The idea caught my eye as innovative. It might even work. So here’s my feedback to Jason: it seems to me that where Mahalo really has the potential to shine (yet is only doing a middling job at, currently) is in giving context. Half of the human-powered-search equation, and most of the work, is having real people do the research and come up with the best links on a topic. The second half is giving people enough context to know what they should click on. Mahalo has lists of great links, but it also needs to tell the story of each link. It’d only take 3-5 words each, max. A link without a story about what you’ll find there and why you should take the page seriously isn’t any better than a random Google result.

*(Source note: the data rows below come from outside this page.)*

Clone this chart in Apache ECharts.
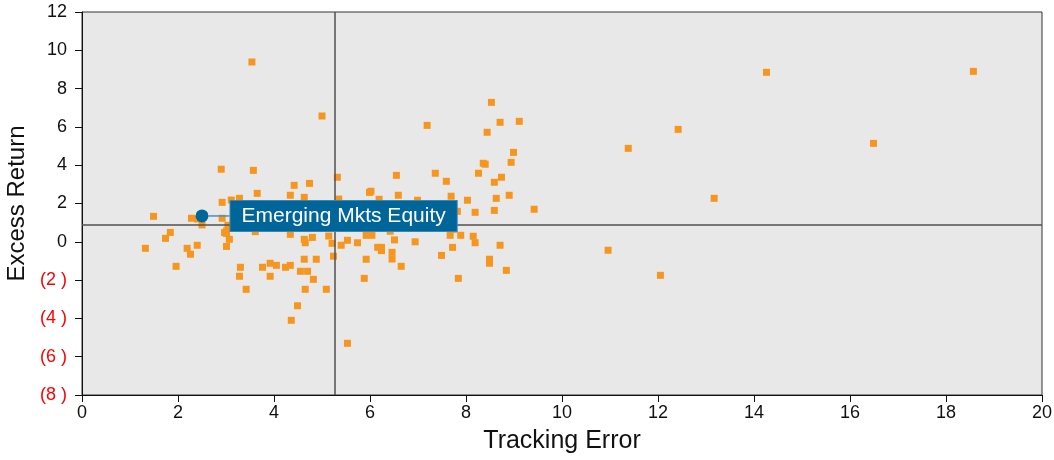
<!DOCTYPE html>
<html>
<head>
<meta charset="utf-8">
<script src="https://cdn.jsdelivr.net/npm/echarts@6/dist/echarts.min.js"></script>
<style>
html,body{margin:0;padding:0;background:#fff;}
#chart{width:1054px;height:460px;}
</style>
</head>
<body>
<div id="chart"></div>
<script>
// Tracking error (x) values of the peer universe
const trackingError = [
  2.90,3.57,4.42,4.74,5.32,3.65,4.34,4.63,5.35,2.92,
  3.11,3.28,1.49,2.28,2.50,2.92,3.04,1.84,1.74,1.32,
  2.19,2.40,2.26,1.96,2.97,3.01,3.07,3.01,3.61,4.34,
  4.63,4.65,4.80,5.14,5.21,5.40,5.24,4.63,4.88,3.30,
  3.28,3.76,3.92,4.05,4.24,4.34,3.92,3.42,4.55,4.70,
  4.82,4.65,5.09,4.49,4.36,5.53,5.88,7.84,8.84,8.49,
  8.49,6.65,6.46,6.46,5.92,6.16,6.24,6.24,7.49,7.72,
  8.19,8.71,6.94,6.51,5.74,5.53,8.53,7.19,8.71,9.11,
  8.44,8.99,8.94,8.36,8.40,8.26,8.74,8.59,6.55,7.36,
  7.59,6.02,5.99,6.59,6.99,6.19,7.69,8.03,8.90,8.63,
  9.42,8.59,8.19,7.82,6.42,5.92,7.67,8.15,6.04,7.74,
  7.89,3.54,5.00,14.26,18.57,12.42,11.38,16.49,13.17,10.96,
  12.05,2.40,3.01
];
// Excess return (y) values of the peer universe
const excessReturn = [
  3.79,3.73,2.95,3.05,3.37,2.53,2.43,2.32,2.23,2.06,
  2.18,2.27,1.33,1.23,0.88,1.23,0.86,0.49,0.18,-0.34,
  -0.34,-0.18,-0.65,-1.28,0.48,0.56,0.13,-0.24,0.53,0.39,
  0.13,-0.05,0.23,0.30,-0.08,-0.18,-0.75,-0.91,-0.91,-1.33,
  -1.80,-1.33,-1.12,-1.23,-1.33,-1.23,-1.80,-2.48,-1.54,-1.54,
  -1.96,-2.48,-2.48,-3.34,-4.10,-5.30,-1.91,-1.91,-1.49,-0.91,
  -1.12,-1.28,-0.55,-0.90,-0.91,-0.29,-0.29,-0.46,-0.71,-0.29,
  -0.05,-0.18,0.00,0.10,-0.05,0.08,7.28,6.08,6.24,6.29,
  5.72,4.67,4.15,4.10,4.05,3.58,3.37,3.11,3.47,3.58,
  3.16,2.64,2.58,2.43,2.17,2.22,2.38,2.17,2.43,2.27,
  1.70,1.64,1.54,1.59,0.55,0.34,0.34,0.29,0.34,0.65,
  0.34,9.39,6.57,8.85,8.90,5.87,4.88,5.14,2.27,-0.44,
  -1.75,1.19,0.44
];
// Highlighted fund
const highlightName = 'Emerging Mkts Equity';
const highlightX = [2.50];
const highlightY = [1.35];
// Reference (median) lines
const refTrackingError = 5.27;
const refExcessReturn = 0.9;
// Axis ranges / ticks
const xTicks = [0,2,4,6,8,10,12,14,16,18,20];
const yTicks = [-8,-6,-4,-2,0,2,4,6,8,10,12];

const peers = trackingError.map((x,i)=>[x, excessReturn[i]]);
const hi = highlightX.map((x,i)=>[x, highlightY[i]]);

const chart = echarts.init(document.getElementById('chart'), null, {renderer:'canvas'});
const font = 'Liberation Sans, Arial, Helvetica, sans-serif';
chart.setOption({
  animation:false,
  backgroundColor:'#ffffff',
  grid:{left:82, right:12, top:12, bottom:65, show:true, backgroundColor:'#e8e8e8', borderColor:'#333', borderWidth:1,
        containLabel:false, outerBoundsMode:'none'},
  xAxis:{
    type:'value', min:xTicks[0], max:xTicks[xTicks.length-1], interval:2,
    name:'Tracking Error', nameLocation:'middle', nameGap:34,
    nameTextStyle:{fontFamily:font, fontSize:25, color:'#111'},
    axisLine:{onZero:false, lineStyle:{color:'#111', width:1}},
    axisTick:{show:true, length:7, lineStyle:{color:'#111'}},
    axisLabel:{fontFamily:font, fontSize:18, color:'#111', margin:9},
    splitLine:{show:false}
  },
  yAxis:{
    type:'value', min:yTicks[0], max:yTicks[yTicks.length-1], interval:2,
    name:'Excess Return', nameLocation:'middle', nameGap:47,
    nameTextStyle:{fontFamily:font, fontSize:24, color:'#111'},
    axisLine:{onZero:false, lineStyle:{color:'#111', width:1}},
    axisTick:{show:true, length:7, lineStyle:{color:'#111'}},
    axisLabel:{
      fontFamily:font, fontSize:18, margin:15,
      formatter:(v)=> v<0 ? '(' + (-v) + ' )' : String(v),
      color:(v)=> Number(v)<0 ? '#ff0000' : '#111'
    },
    splitLine:{show:false}
  },
  series:[
    {
      type:'scatter', name:'Peers', data:peers,
      symbol:'rect', symbolSize:7,
      itemStyle:{color:'#f7961e', opacity:1},
      z:2,
      markLine:{
        silent:true, symbol:['none','none'],
        label:{show:false},
        lineStyle:{color:'#505050', width:1.5, type:'solid'},
        data:[{xAxis:refTrackingError},{yAxis:refExcessReturn}]
      }
    },
    {
      type:'scatter', name:highlightName, data:hi,
      symbol:'circle', symbolSize:13,
      itemStyle:{color:'#00679a', opacity:1},
      z:10,
      label:{
        show:true, position:'right', distance:5,
        formatter:highlightName,
        fontFamily:font, fontSize:21, color:'#ffffff',
        backgroundColor:'#00669a', borderColor:'#3a86b3', borderWidth:1,
        padding:[4,11], lineHeight:22
      },
      labelLayout:{dx:17},
      labelLine:{show:true, lineStyle:{color:'#4a8fbd', width:1.5}}
    }
  ]
});
</script>
</body>
</html>
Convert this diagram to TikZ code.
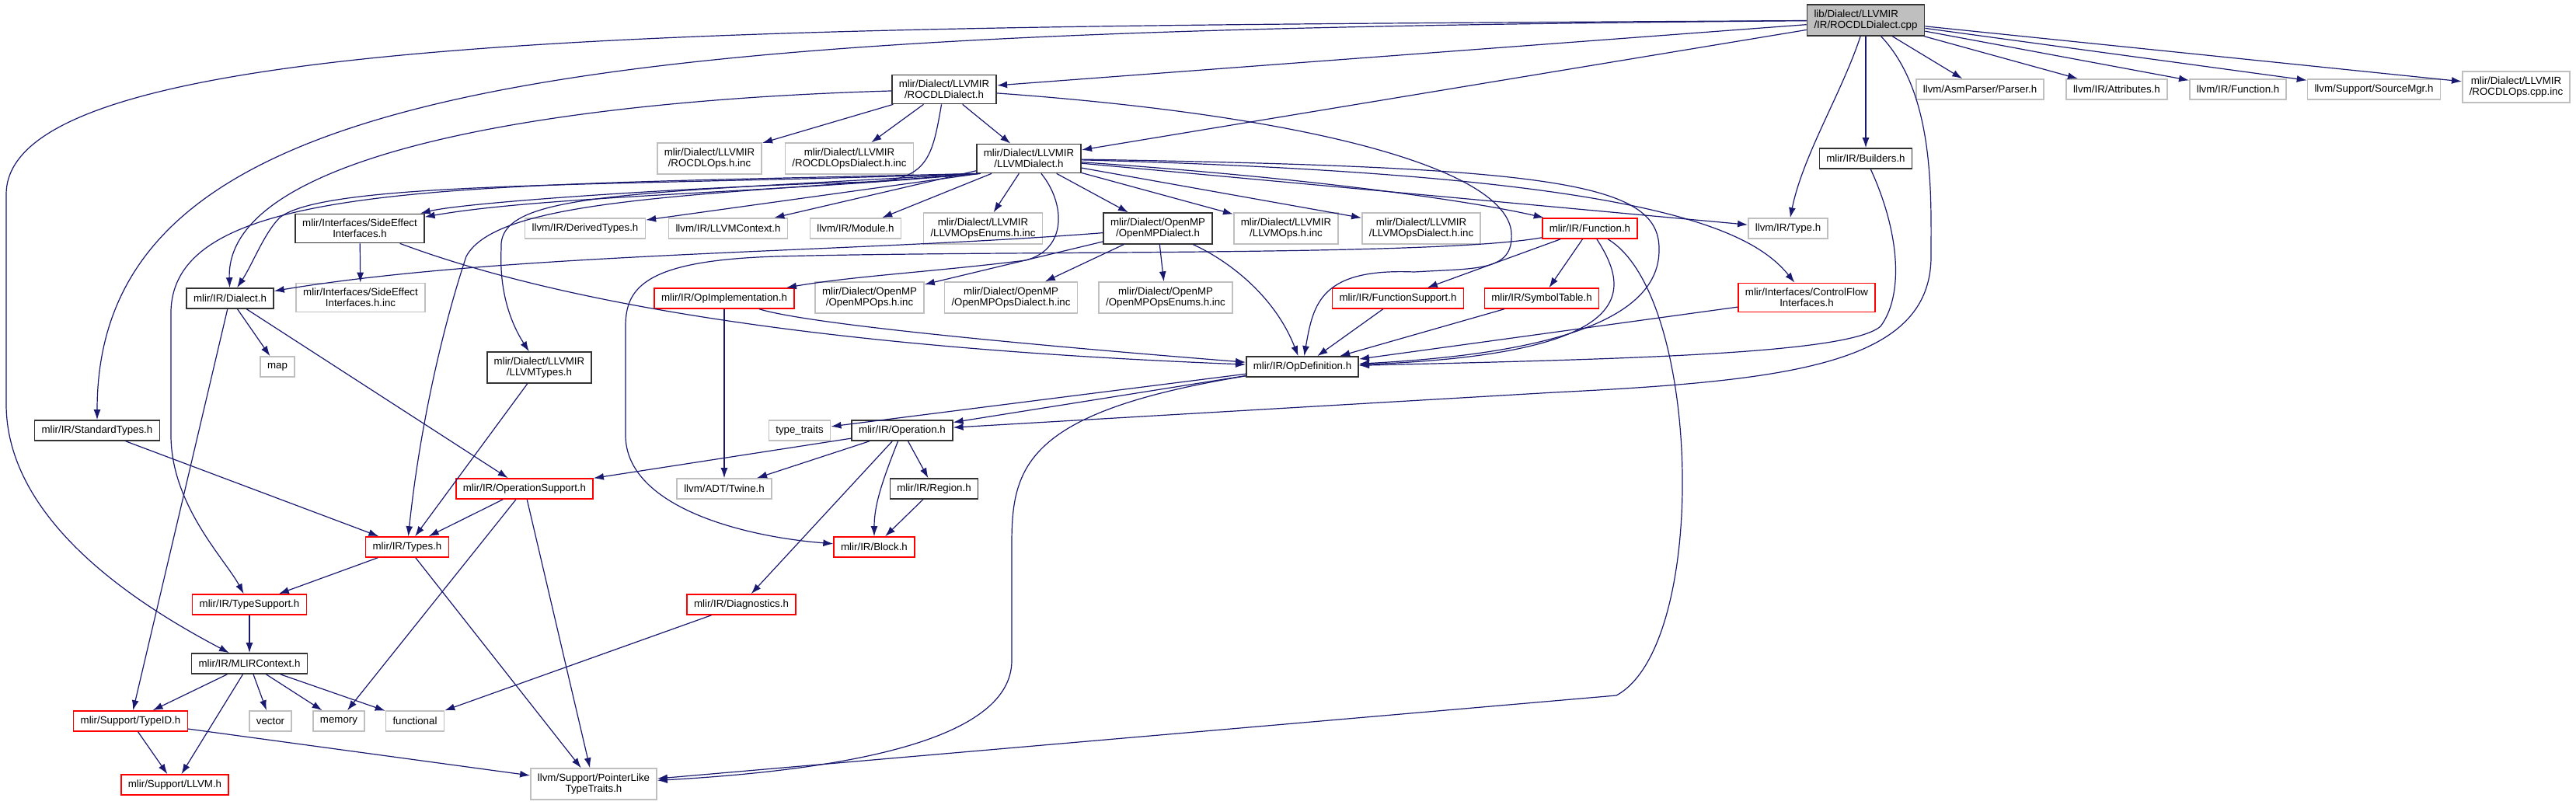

A lot of entries do pretty well at this- air conditioner, sake, cholesterol management; some don’t- yoga, obesity (I’m mostly going off the Top 7 links). But since giving intelligent link context is something human-powered search could do really well and is really helpful for people, and also something that Google can’t do, I think it’d be worthwhile for Mahalo to make it a top priority.
So, that’s the angle I’d suggest for competing against Google. With a short (3-5 word) story about each link, search results for common queries could be better, more contextual, and more concise. Competing against Wikipedia-as-a-search-engine will actually be tougher, I think, since Mahalo’s portal-style search results and Wikipedia’s summary-style articles occupy overlapping niches.
Finally, some search engine diversity!